Hi 👋, thank you for opening this pull request! The pull request is converted to draft by default. The CI will be paused while the PR is in draft mode. When it is ready for review, please click the Ready for review button (at the bottom of the PR page). This will assign reviewers and trigger CI.

HuggingFaceDocBuilderDev · 2025-04-22T17:30:03Z

The docs for this PR live here. All of your documentation changes will be reflected on that endpoint. The docs are available until 30 days after the last update.

pcuenca

Thanks @zucchini-nlp for the ping, I was starting to test a simpler solution just for Qwen, by forwarding video_fps from the subclass implementation of apply_chat_template. I like that this is more general and works for any video / audio models, very cool!

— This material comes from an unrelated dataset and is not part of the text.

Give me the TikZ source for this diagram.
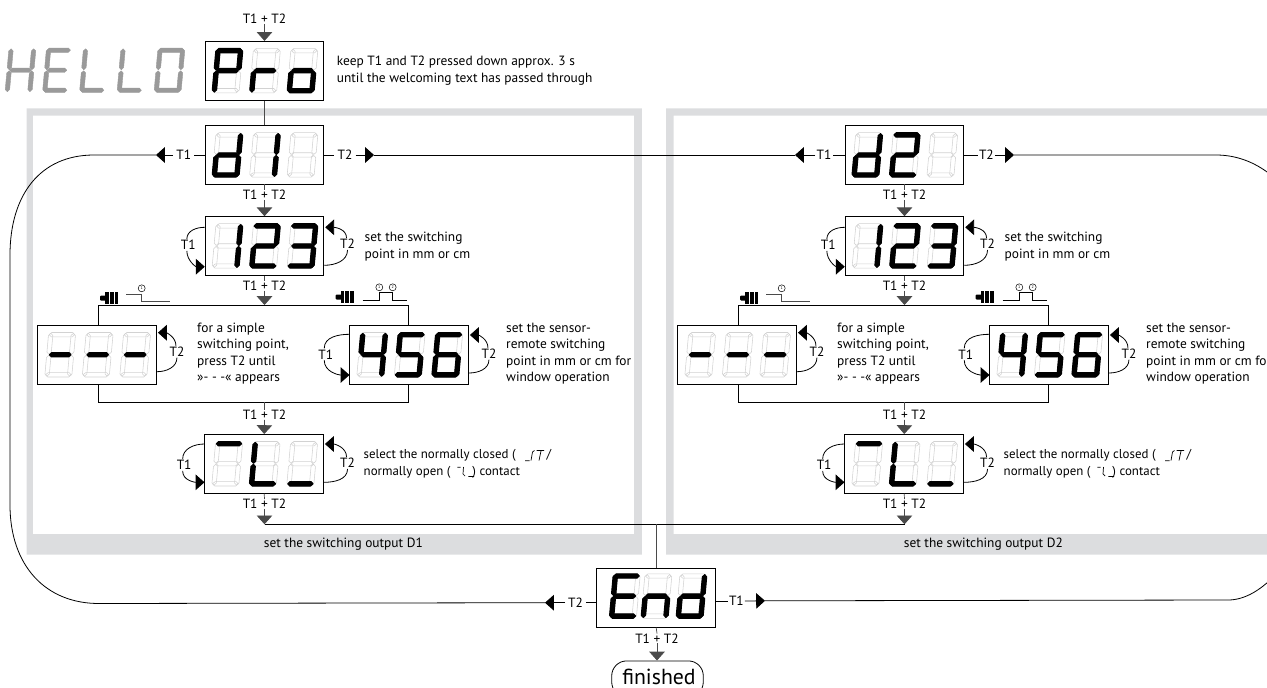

I think we should add "fps": 2.0 to Qwen2_5OmniProcessorKwargs._defaults.videos_kwargs. This way loading the model will still use the default (2 fps), even if the user does not provide a video_fps kwarg in their call to apply_chat_template. If we don't do this, the processor will still receive 2.0, but self._load_video_for_model won't, and it will read all the individual frames.

zucchini-nlp

Thanks for the PR but I am not sure I got it right. IIUC we want to pass the fps/sampling_rate used to sample frames/audio to the processor's call as well, because qwen uses it to further process videos. In that case I don't fully understand why we need to modify kwargs used for in load_video. Might have missed something

Also, I would like us to deprecate on of the kwargs, probably it will the make changes in this PR minimal. WDYT on keeping only fps and deprecating video_fps?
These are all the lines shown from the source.